Some might argue that these were really two separate stories and that the two leading executives in BBC News should have been heavily involved in a film that seemed certain to put the organisation on a collision course with the Conservative party. By allowing them to stand aside (and only oversee stories that didn't deal with Savile or child abuse), the BBC created a leadership vacuum and a level of confusion that allowed a deeply flawed piece to be rushed onto air in a bid to save Newsnight's reputation, which was already so badly damaged by its timidity over Savile. Now, like a pair of Nashville line dancers, the pair have stepped aside from the position they'd taken up after their previous crab-like motion.

Ironically, the lack of checks on the McAlpine story before it went to air - including the calamitous error of not asking the subject Steve Messham to identify a picture of his alleged attacker - may be helpful to some of the figures at the top of BBC News as they fight to defend their good names.

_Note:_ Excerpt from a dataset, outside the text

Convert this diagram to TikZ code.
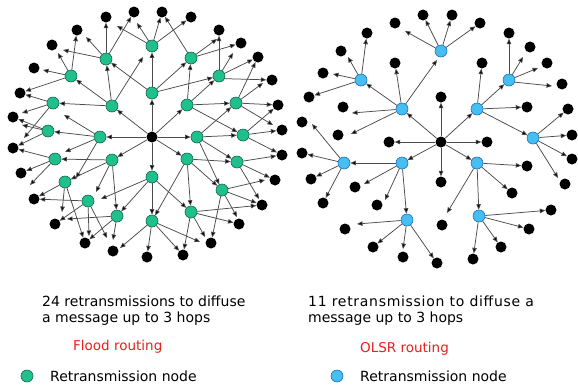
\documentclass[tikz,border=0pt]{standalone}
\usepackage{fontspec}
\setmainfont{DejaVu Sans}
\usetikzlibrary{arrows.meta}
\pgfdeclarelayer{paper}
\pgfdeclarelayer{edges}
\pgfsetlayers{paper,edges,main}
\definecolor{floodgreen}{RGB}{32,192,140}
\definecolor{floodrim}{RGB}{20,100,75}
\definecolor{olsrblue}{RGB}{70,190,240}
\definecolor{olsrrim}{RGB}{30,110,190}
\definecolor{linkgray}{RGB}{75,75,75}
\definecolor{captionred}{RGB}{235,30,30}
\begin{document}
\begin{tikzpicture}[x=1pt,y=-1pt,
  host/.style={circle,fill=black,inner sep=0pt,minimum size=11pt},
  relayg/.style={circle,fill=floodgreen,draw=floodrim,line width=0.6pt,inner sep=0pt,minimum size=12pt},
  relayb/.style={circle,fill=olsrblue,draw=olsrrim,line width=0.6pt,inner sep=0pt,minimum size=12pt},
  link/.style={draw=linkgray,line width=0.75pt,-{Triangle[length=5.5pt,width=4.5pt,fill=black]}},
  caption/.style={anchor=base west,inner sep=0pt,font=\fontsize{14}{16}\selectfont},
  redcap/.style={caption,text=captionred,font=\fontsize{13.5}{16}\selectfont},
]
\begin{pgfonlayer}{paper}
  \fill[white] (0,0) rectangle (578,384);
\end{pgfonlayer}

% ---------------- Flood routing network ----------------
\node[host] (C) at (152,137) {};
\foreach \n/\x/\y in {gN/152/93, gNE/187/105, gE/197/137, gSE/187/159, gS/152/177,
  gSW/112/160, gW/100/137, gNW/112/106,
  a1/152/46, a2/191/58, a3/219/76, a4/236/103, a5/243/135, a6/237/162, a7/222/190,
  a8/191/212, a9/152/221, a10/117/216, a11/88/201, a12/65/182, a13/55/159,
  a14/48/131, a15/53/103, a16/71/76, a17/106/59}
  \node[relayg] (\n) at (\x,\y) {};
\foreach \n/\x/\y in {k1/106/17, k2/134/12, k3/162/12, k4/191/17, k5/77/30, k6/219/30,
  k7/52/45, k8/241/43, k9/34/68, k10/258/57, k11/20/93, k12/272/80, k13/13/117,
  k14/278/105, k15/13/148, k16/282/130, k17/21/173, k18/282/155, k19/34/199,
  k20/275/180, k21/55/224, k22/262/205, k23/85/243, k24/239/224, k25/113/251,
  k26/211/243, k27/147/257, k28/183/255}
  \node[host] (\n) at (\x,\y) {};
% free arrow ends
\foreach \n/\x/\y in {fa/143/57, fb/101/199, fc/96/192, fd/76/178, fe/65/152, ff/64/115,
  fh/117/26, fi/137/23, fj/217/39, fk/233/53, fl/263/83, fm/273/125, fo/259/199,
  fp/265/180, fq/237/217, fr/205/237, fs/200/242, ft/120/248, fu/67/219, fv/113/240,
  fw/89/236, fx/107/238, fy/62/212, fz/30/185, g1/22/125, g2/22/113, g3/24/138,
  g4/58/53, g5/43/70, g6/86/37, g7/63/50}
  \coordinate (\n) at (\x,\y);

\begin{pgfonlayer}{edges}
\foreach \s/\t in {C/gN, C/gNE, C/gE, C/gSE, C/gS, C/gSW, C/gW, C/gNW,
  gN/a1, gN/a17, gN/a2, gN/a3,
  gNE/a2, gNE/a3, gNE/a4, gNE/a5,
  gE/a4, gE/a5, gE/a6, gE/a7,
  gSE/a6, gSE/a7, gSE/a8, gSE/a9,
  gS/a8, gS/a9, gS/a10, gS/fb,
  gSW/a13, gSW/a12, gSW/fc, gSW/a10,
  gW/a14, gW/fe, gW/ff, gW/fd,
  gNW/a17, gNW/fa, gNW/a16, gNW/a15,
  a1/fh, a1/fi, a1/k3, a1/k4,
  a2/k3, a2/fj, a2/k8,
  a3/k6, a3/k10, a3/fk,
  a4/k10, a4/fl, a4/k14, a4/fm,
  a5/k14, a5/k16, a5/k18,
  a6/k18, a6/k20, a6/fo,
  a7/fp, a7/k22, a7/fq, a7/k26,
  a8/k22, a8/k24, a8/fr, a8/k28,
  a9/k28, a9/fs, a9/k27, a9/ft,
  a10/fu, a10/k23, a10/fv,
  a11/k19, a11/k21, a11/fw, a11/fx,
  a12/fy, a12/k23, a12/k19,
  a13/k17, a13/fz, a13/k15,
  a14/k15, a14/k13, a14/g1,
  a15/k11, a15/g2, a15/g3,
  a16/k5, a16/g4, a16/g5, a16/k11,
  a17/k1, a17/k2, a17/g6, a17/g7}
  \draw[link] (\s) -- (\t);
\draw[link] (a3.-25) -- (k12);
\end{pgfonlayer}

% ---------------- OLSR routing network ----------------
\node[host] (rc) at (441,142) {};
\foreach \n/\x/\y in {b1/441/51, b2/361/80, b3/402/109, b4/477/109, b5/509/80,
  b6/533/138, b7/477/163, b8/402/163, b9/344/163, b10/407/220, b11/479/216}
  \node[relayb] (\n) at (\x,\y) {};
\foreach \n/\x/\y in {r1/395/23, r2/423/15, r3/452/15, r4/480/23, r5/367/33, r6/341/51,
  r7/323/73, r8/309/97, r9/395/63, r10/441/97, r11/482/63, r12/509/33, r13/530/47,
  r14/547/63, r15/562/84, r16/527/107, r17/568/109, r18/572/135, r19/572/159,
  r20/565/184, r21/343/107, r22/338/135, r23/389/142, r24/487/142, r25/441/182,
  r26/302/122, r27/302/153, r28/311/179, r29/323/203, r30/355/187, r31/377/205,
  r32/527/166, r33/512/193, r34/442/225, r35/551/210, r36/529/229, r37/501/247,
  r38/473/259, r39/437/263, r40/403/257, r41/373/247, r42/345/229}
  \node[host] (\n) at (\x,\y) {};
\foreach \n/\x/\y in {h1/437/60, h2/352/113, h3/351/134, h4/348/57, h5/333/74,
  h6/405/31, h7/523/57, h8/538/68, h9/552/86, h10/558/178, h11/447/213,
  h12/364/184, h13/385/200, h14/312/124, h15/357/224, h16/403/249}
  \coordinate (\n) at (\x,\y);

\begin{pgfonlayer}{edges}
\foreach \s/\t in {rc/b3, rc/b4, rc/b7, rc/b8, rc/r10, rc/r23, rc/r24, rc/r25,
  b1/h6, b1/r2, b1/r3, b1/r4,
  b2/r5, b2/h4, b2/h5, b2/r8,
  b3/b2, b3/r9, b3/h1, b3/h2, b3/h3,
  b4/b5, b4/r11, b4/r16, b4/b6,
  b5/r12, b5/h7, b5/h8,
  b6/r17, b6/r18, b6/r19, b6/h10,
  b7/r32, b7/r33, b7/b11, b7/h11,
  b8/b9, b8/b10, b8/h12, b8/h13,
  b9/h14, b9/r27, b9/r28, b9/r29,
  b10/h15, b10/r41, b10/h16, b10/r39,
  b11/r35, b11/r36, b11/r37, b11/r38}
  \draw[link] (\s) -- (\t);
\draw[link] (b5.-20) -- (h9);
\end{pgfonlayer}

% ---------------- captions ----------------
\node[caption] (l1) at (42,306) {24 retransmissions to diffuse};
\node[caption] (l2) at (42,322) {a message up to 3 hops};
\node[redcap] (l3) at (73,350) {Flood routing};
\node[relayg,minimum size=12pt] (lg) at (27,376) {};
\node[caption] (l4) at (50,381) {Retransmission node};

\node[caption] (m1) at (308,306) {\addfontfeature{LetterSpace=5}11 retransmission to diffuse a};
\node[caption] (m2) at (308,322) {message up to 3 hops};
\node[redcap] (m3) at (360,352) {OLSR routing};
\node[relayb,minimum size=12pt] (mb) at (337,376) {};
\node[caption] (m4) at (360,381) {Retransmission node};
\end{tikzpicture}
\end{document}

Ms Boaden has been criticised within the BBC newsrooms for allowing a culture of caution to inhibit the courage of the Corporation's journalism. But under her eight year tenure in the wake of the Hutton inquiry into Today's failings in reporting on Iraqi weapons of mass destruction, the BBC has until recently been relatively free of editorial scandal. Now she and Mr Mitchell might argue that we are witnessing the much greater damage caused to the world's most famous broadcaster when it plays fast and loose with the facts in a bid to land a sensational story.

Similarly Peter Rippon, the Newsnight editor who was also forced to shuffle sideways into the shadows after the quashing of the Savile investigation, could point out that the McAlpine fiasco shows how right he was to be ultra-cautious in risking his programme's reputation on the historic claims of alleged child abuse victims.
Nonetheless, Rippon's erroneous blog - published in the early stages of this scandal and helping to set the tone for the BBC's mishandling of this crisis - means that he is far from in the clear. With BBC News in disarray the futures of Ms Boaden and Mr Mitchell must also be in doubt because with the findings of three internal inquiries pending it is inconceivable that further BBC heads will not roll.